Coastal lagoons, new sinks for microplastics?
In addition to accumulating in specific areas of lagoon ecosystems, microplastics can also end up in the sea and further aggravate the problem of ocean pollution.
“We can certainly say that the different environmental matrices of coastal lagoons — i.e. waters, sediments and organisms living in these habitats — are receptors of microplastics and are affected by the pollution they cause. However, we do not yet know to what extent coastal lagoons are ultimate sinks for microplastics,” says Canals.
“This is related to the characteristics and dynamics of each lagoon, as well as to the quantities and properties of incoming microplastics. Thus, some lagoons may be true sinks while others may function as temporary sinks in the microplastic cycle, easing, for example, their transfer from river systems to beaches and the marine environment. Such criteria could be used to classify coastal lagoons according to the balance between inward and, eventually, outward fluxes of microplastics.”
Objective: to prevent microplastics from entering the natural environment
The review published in the journal Environmental Pollution is based on studies that have combined different methodological approaches — direct visual inspection, chemical digestion, density separation — to study different habitats that may include coral reefs, seagrass beds, beaches and swamps.
“Our study shows the effort to improve microplastic sampling and identification methods: to determine the optimal sample size and avoid possible contamination, to apply staining techniques to optimise microplastic identification, and to reduce the costs of the different methodologies so that they can be applied to long-term monitoring programmes,” says Ostin Garcés-Ordóñez.

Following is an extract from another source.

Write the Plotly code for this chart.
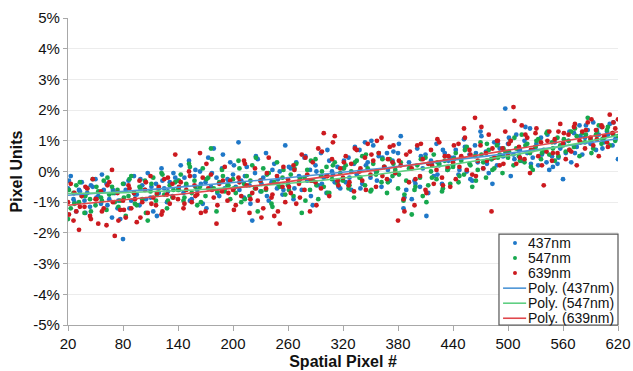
import numpy as np
import plotly.graph_objects as go

# Spatial pixel positions: main sampling every 3 px plus an interleaved set every 6 px
pixel_main = list(range(20, 621, 3))
pixel_extra = list(range(21, 620, 6))

# Measured offsets in percent of a pixel, per wavelength (main sampling)
b437 = [
    -0.55, -0.15, -0.9, -1.3, -0.6, -0.35, -0.95, -0.7, -1.15, -0.5, -0.25, -0.8, -1.05, -0.6, -0.4, -0.9, -1.5, -0.7, -1.2, -1.55,
    -2.2, -0.6, -0.3, -0.95, -0.15, -0.75, -1.1, -0.45, -0.6, -0.05, -0.85, -1.3, -0.4, -0.7, 0.1, -0.55, -1.0, -0.35, -0.8, -0.2,
    -0.3, 0.2, -0.7, -0.45, 0.35, -0.9, -0.15, -0.6, 0.0, -1.05, -0.35, 0.45, -0.5, 0.75, -0.2, -0.8, 0.1, -0.55, -0.25, 0.3,
    -0.1, -0.5, 0.95, -0.3, -0.85, 0.15, -0.45, -1.6, -0.05, 0.4, -0.65, -0.2, 0.6, -0.95, -0.35, 0.25, -0.55, 0.0, -0.75, 0.85,
    -0.4, 0.1, -0.9, 0.3, -0.15, -0.6, 0.45, -0.3, 0.05, -1.1, 0.2, -0.45, 0.6, -0.2, -0.7, 0.35, 0.0, -0.35, 0.15, -0.55,
    0.1, -0.35, 0.45, -0.6, 0.25, -0.1, 0.7, -0.4, 0.95, 0.3, -0.2, 0.85, 0.0, 0.5, -0.5, 0.15, 0.6, -0.3, 0.35, -0.05,
    0.6, 1.15, -1.2, -0.6, 0.3, -0.9, -0.3, 0.75, -0.5, 0.1, 0.55, -0.7, 0.35, -0.15, 0.9, 0.2, -0.4, 0.6, 0.05, 0.45,
    0.2, 0.7, -0.1, 0.45, 1.05, 0.0, 0.55, -0.3, 0.85, 0.3, 1.3, 0.1, 0.65, -0.05, 0.4, 0.95, 0.2, 0.75, 0.5, 2.05,
    0.9, -0.15, 0.55, 1.2, 0.7, 0.35, 1.0, 0.6, 1.4, 0.45, 0.8, 0.2, 1.1, 0.65, 0.3, 0.05, 0.5, 0.95, 0.25, 0.75,
    -0.25, 0.6, 1.0, 0.3, 1.25, 0.8, 1.5, 0.55, 1.1, 1.35, 0.9, 1.6, 0.7, 1.2, 1.45, 0.95, 1.3, 1.55, 0.85, 1.05,
    0.4,
]
g547 = [
    -1.55, -1.2, -0.7, -0.45, -1.0, -0.8, -1.35, -0.55, -0.9, -0.25, -1.1, -0.65, -0.85, -0.3, -1.25, -0.75, -0.5, -1.0, -0.6, -0.95,
    -0.4, -1.45, -0.8, -0.15, -0.7, -1.1, -0.5, -0.9, -0.3, -1.6, -0.65, -0.2, -0.95, -0.55, -0.05, -0.75, -1.2, -0.45, -0.85, -0.35,
    -0.6, -0.1, -0.95, -0.4, 0.25, -0.7, -0.3, -1.1, -0.5, 0.1, -0.8, -0.2, 0.75, -0.55, -1.3, -0.35, 0.05, -0.65, -0.45, -0.9,
    -0.25, -0.7, 0.35, -1.0, -0.4, -0.15, -0.8, 0.2, -0.55, -1.3, -0.3, 0.1, -0.6, -0.05, -1.05, -0.35, 0.3, -0.5, -0.2, -0.75,
    -0.45, -0.1, -0.8, 0.25, -0.35, -1.35, -0.2, 0.05, -0.6, -0.3, 0.4, -0.9, -0.15, -0.5, 0.15, -0.7, -0.25, 0.3, -0.4, -0.05,
    -0.3, 0.2, -0.55, 0.0, -0.85, 0.35, -0.2, 0.5, -0.45, 0.1, -0.65, 0.25, -0.1, 0.6, -0.35, 0.15, -0.7, 0.4, -0.15, 0.05,
    -0.55, 0.3, -0.95, -0.3, 0.1, -1.4, -0.6, 0.2, -0.2, -0.8, 0.45, -0.45, 0.0, 0.55, -0.25, 0.25, -0.65, 0.35, 0.05, -0.4,
    0.15, 0.6, -0.35, 0.35, -0.1, 0.8, 0.25, -0.5, 0.5, 0.05, 0.95, 0.3, -0.2, 0.7, 0.4, 0.1, 0.85, 0.55, -0.05, 0.65,
    0.45, 1.0, 0.2, 0.75, 0.5, 1.2, 0.3, 0.9, 0.6, 0.05, 0.8, 1.05, 0.4, 0.7, 1.25, 0.55, 0.95, 0.35, 1.1, 0.85,
    0.85, 0.65, 1.0, 1.3, 0.8, 1.15, 0.5, 1.25, 0.95, 1.75, 1.05, 0.75, 1.2, 1.5, 0.9, 1.1, 1.35, 0.85, 1.25, 1.0,
    1.15,
]
r639 = [
    -1.0, -0.4, -1.6, -1.3, -1.9, -0.8, -1.15, -0.55, -1.45, -0.25, -0.9, -1.7, -0.65, -1.2, -1.75, -0.35, 0.05, -2.1, -0.7, -1.25,
    -0.95, -1.5, -0.45, -1.2, -0.7, -1.65, -0.3, -1.0, -0.6, -1.35, -0.15, -0.85, -1.1, -0.5, -1.4, -0.25, -0.75, -1.05, -0.4, 0.55,
    -0.9, -0.35, -1.2, -0.6, 0.0, -1.0, -0.45, -0.75, 0.6, -0.2, -1.3, -0.55, -0.1, -0.85, -1.7, -0.4, -0.65, 0.15, -0.95, -0.3,
    -0.6, -1.1, -0.2, -0.8, 0.35, -0.45, -1.35, -0.7, 0.1, -0.95, -0.3, -1.2, -0.55, 0.45, -0.85, -1.45, -0.15, -1.7, -0.5, -1.0,
    -0.25, -0.7, 0.2, -1.05, -0.4, 0.55, -0.6, -0.1, -1.3, 0.3, -0.35, 0.75, -0.55, 1.25, -0.15, -0.8, 0.4, 1.15, -0.3, 0.1,
    -0.2, 0.5, -0.45, 0.25, -0.65, 0.7, 0.0, -0.3, 0.45, 0.9, -0.1, 0.35, -0.5, 0.6, 1.1, 0.15, -0.25, 0.8, 0.3, -0.05,
    -1.6, 0.2, -0.9, 0.55, -0.35, 0.1, -1.1, 0.85, -0.15, 0.4, -0.6, 0.25, 0.7, -0.4, 0.05, 0.95, -0.2, 0.5, 0.15, -0.5,
    0.3, -0.25, 0.9, 0.5, 1.4, 0.05, 0.7, -0.1, 1.75, 0.35, 0.85, 0.1, 0.6, 1.2, -1.3, 0.45, 1.0, 0.2, 0.75, 1.3,
    0.55, 1.0, 2.1, 0.25, 0.8, 1.5, 0.4, 1.1, -0.05, 0.7, 1.25, 0.5, 0.95, -0.45, 0.65, 1.3, 0.35, 1.05, 0.6, 1.55,
    0.9, 0.4, 1.2, 0.65, 1.45, 0.2, 1.0, 1.3, 0.75, 1.6, 1.1, 0.85, 1.35, 0.5, 1.5, 1.15, 0.95, 1.85, 1.25, 1.4,
    1.7,
]

# Interleaved sampling (every 6 px starting at pixel 21)
b437_extra = [
    -0.3, -1.0, -0.65, -1.35, -0.45, -0.85, -0.1, -1.1, -0.6, -0.95,
    -0.4, -1.2, -0.75, -0.25, -0.9, -0.5, -1.45, -0.3, -0.65, -0.05,
    -0.6, -0.2, -0.95, 0.05, -0.4, -1.2, -0.05, -0.7, 0.55, -0.3,
    0.2, -0.6, -0.15, -1.05, 0.5, -0.4, -0.8, 0.05, -0.25, -0.6,
    0.15, -0.55, -0.2, 0.5, -0.8, 0.0, -0.4, 0.7, -0.1, -0.5,
    0.35, -0.2, 0.8, -0.55, 0.2, 1.0, -0.3, 0.45, 0.05, 0.65,
    0.9, -0.85, 0.1, -0.4, 0.5, -1.45, 0.25, -0.1, 0.7, 0.35,
    0.45, 0.05, 0.8, -0.25, 0.6, 1.15, 0.25, -0.4, 0.9, 0.5,
    1.1, 0.4, 0.7, 1.45, 0.25, 0.9, 0.55, 1.2, 0.15, 0.45,
    0.9, 1.3, 0.6, 1.15, 1.5, 0.95, 1.35, 0.75, 1.2, 1.6,
]
g547_extra = [
    -0.6, -1.05, -0.35, -0.8, -1.3, -0.5, -0.95, -0.2, -0.7, -1.15,
    -0.85, -0.25, -1.05, -0.55, -1.35, -0.4, -0.75, -0.1, -0.95, -0.6,
    -0.3, -0.85, 0.15, -0.5, -1.0, -0.25, 0.4, -0.65, -0.15, -0.45,
    -0.55, 0.1, -0.9, -0.3, 0.45, -0.65, -0.1, -1.15, -0.4, 0.05,
    -0.6, 0.1, -0.25, -0.95, 0.35, -0.45, 0.0, -0.7, 0.2, -0.3,
    0.1, -0.45, 0.3, -0.2, 0.55, -0.6, 0.0, 0.4, -0.35, 0.25,
    -0.1, -0.75, 0.15, -0.5, 0.4, -1.0, -0.2, 0.3, -0.55, 0.1,
    0.4, -0.15, 0.7, 0.2, -0.3, 0.55, 0.9, 0.05, 0.45, 0.75,
    0.65, 1.1, 0.35, 0.85, 0.15, 1.0, 0.6, 1.3, 0.75, 0.5,
    1.05, 0.7, 1.4, 0.95, 1.2, 0.6, 1.3, 1.05, 1.45, 1.2,
]
r639_extra = [
    -1.4, -0.7, -1.15, -0.5, -1.55, -0.9, -1.3, -0.45, -1.0, -1.6,
    -1.25, -0.55, -0.9, -1.5, -0.35, -1.05, -0.7, -1.3, -0.2, -0.85,
    -0.5, -1.05, -0.15, -0.8, -1.35, 0.25, -0.6, -1.1, -0.3, -0.7,
    -1.25, -0.35, 0.25, -0.9, -0.55, -1.5, -0.05, -0.75, -1.3, 0.15,
    -0.5, 0.05, -0.85, 0.45, -0.3, -1.1, 0.65, -0.15, 0.95, -0.45,
    0.3, -0.35, 0.75, 0.1, -0.6, 0.55, 1.0, -0.15, 0.4, 0.85,
    0.35, -1.3, 0.65, -0.25, 0.9, -0.7, 0.2, 1.05, -0.45, 0.5,
    0.85, 0.15, 1.1, 0.55, -0.15, 1.45, 0.35, 0.75, 1.0, 0.25,
    0.9, 1.65, 0.45, 1.2, 0.7, 1.4, 0.2, 1.0, 0.6, 1.3,
    1.25, 0.7, 1.55, 0.95, 1.35, 1.7, 1.05, 1.45, 0.8, 1.6,
]

series_names = ["437nm", "547nm", "639nm"]
dot_colors = ["#1f78c8", "#17a84e", "#cc1a1f"]
fit_colors = ["#4d95d6", "#5fcf82", "#e0474c"]

y_ticks = list(range(-5, 6))
y_labels = [f"{v}%" for v in y_ticks]
x_ticks = list(range(20, 621, 60))

FONT = "Liberation Sans, Arial, sans-serif"

fig = go.Figure()

px_all = pixel_main + pixel_extra
data = [b437 + b437_extra, g547 + g547_extra, r639 + r639_extra]
for name, vals, col in zip(series_names, data, dot_colors):
    fig.add_trace(go.Scatter(
        x=px_all, y=vals, mode="markers", name=name,
        marker=dict(size=4.8, color=col, line=dict(width=0)),
        showlegend=False,
    ))

# Second-order polynomial trendlines
xs = np.array(px_all, dtype=float)
xfit = np.array(pixel_main, dtype=float)
for name, vals, col in zip(series_names, data, fit_colors):
    coef = np.polyfit(xs, np.array(vals), 2)
    fig.add_trace(go.Scatter(
        x=xfit, y=np.polyval(coef, xfit), mode="lines", name=f"Poly. ({name})",
        line=dict(color=col, width=1.6), showlegend=False,
    ))

# Legend box drawn in paper coordinates
shapes = [dict(type="rect", xref="paper", yref="paper", x0=0.7836, x1=1.0, y0=0.0, y1=0.296,
               line=dict(color="#555555", width=1.2), fillcolor="white", layer="above")]
annotations = []
row_y = [0.267, 0.218, 0.169, 0.120, 0.071, 0.022]
mark_x = 0.8127
text_x = 0.8345
for i, (name, col) in enumerate(zip(series_names, dot_colors)):
    shapes.append(dict(type="circle", xref="paper", yref="paper",
                       xsizemode="pixel", ysizemode="pixel",
                       xanchor=mark_x, yanchor=row_y[i], x0=-2, x1=2, y0=-2, y1=2,
                       fillcolor=col, line=dict(width=0), layer="above"))
    annotations.append(dict(xref="paper", yref="paper", x=text_x, y=row_y[i], text=name,
                            showarrow=False, xanchor="left", yanchor="middle",
                            height=14.5, borderpad=0,
                            font=dict(family=FONT, size=14, color="#111111")))
for j, (name, col) in enumerate(zip(series_names, fit_colors)):
    yy = row_y[3 + j]
    shapes.append(dict(type="line", xref="paper", yref="paper", x0=0.791, x1=0.833, y0=yy, y1=yy,
                       line=dict(color=col, width=1.6), layer="above"))
    annotations.append(dict(xref="paper", yref="paper", x=text_x, y=yy, text=f"Poly. ({name})",
                            showarrow=False, xanchor="left", yanchor="middle",
                            height=14.5, borderpad=0,
                            font=dict(family=FONT, size=14, color="#111111")))

fig.update_layout(
    width=633, height=371,
    margin=dict(l=68, r=15, t=18, b=46),
    paper_bgcolor="white", plot_bgcolor="white",
    font=dict(family=FONT, size=15, color="#111111"),
    shapes=shapes, annotations=annotations,
    xaxis=dict(
        range=[20, 620], tickvals=x_ticks, showgrid=False, zeroline=False,
        showline=True, linecolor="#a8a8a8", linewidth=1.2, automargin=False,
        ticks="outside", ticklen=5, tickcolor="#a8a8a8",
        tickfont=dict(family=FONT, size=15, color="#111111"),
        title=dict(text="Spatial Pixel #", standoff=4,
                   font=dict(family=FONT, size=16, color="#111111", weight="bold")),
    ),
    yaxis=dict(
        range=[-5, 5], tickvals=y_ticks, ticktext=y_labels,
        showgrid=True, gridcolor="#ececec", gridwidth=1, zeroline=False,
        showline=True, linecolor="#a8a8a8", linewidth=1.2, automargin=False,
        ticks="outside", ticklen=4, tickcolor="#a8a8a8",
        tickfont=dict(family=FONT, size=15, color="#111111"),
        title=dict(text="Pixel Units", standoff=6,
                   font=dict(family=FONT, size=16, color="#111111", weight="bold")),
    ),
)

fig.write_html("out.html")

“In many parts of the world, research is limited by the limited availability of financial, human and infrastructure resources (e.g. Raman or Fourier-Transform infrared spectrometers to characterise the composition of plastic polymers),” says Garcés-Ordóñez. “Extensively applying both simple and more advanced methodologies will answer many open questions about the dynamics of microplastics in these environments or the role of lagoons as temporary or permanent microplastic sinks,” he adds.
As Miquel Canals notes, “the best way to tackle and minimise the problem of microplastic pollution in general and in coastal lagoons specifically is to stop it from entering natural systems from the roots. It is necessary to act on the sources and the causes that favour their arrival in coastal lagoons and the rest of the ecosystems.”
Achieving this goal, or at least getting closer to it, would require a series of combined actions at global, regional, national and local levels. Firstly, to have an adequate regulatory framework and its effective implementation, and then to promote actions to minimise plastic waste generation at all levels (e.g. proper management of waste and wastewater discharged into aquatic ecosystems, and strategies to eliminate the accumulation of large waste in the environment, which can generate secondary microplastics, among others).
“It is obvious that these examples are only some of the existing options, which should also be accompanied by environmental education and monitoring programmes in order to be able to objectively assess their effectiveness. Other options, such as the recovery of microplastics from the natural environment, are not, for the moment, viable,” concludes Miquel Canals.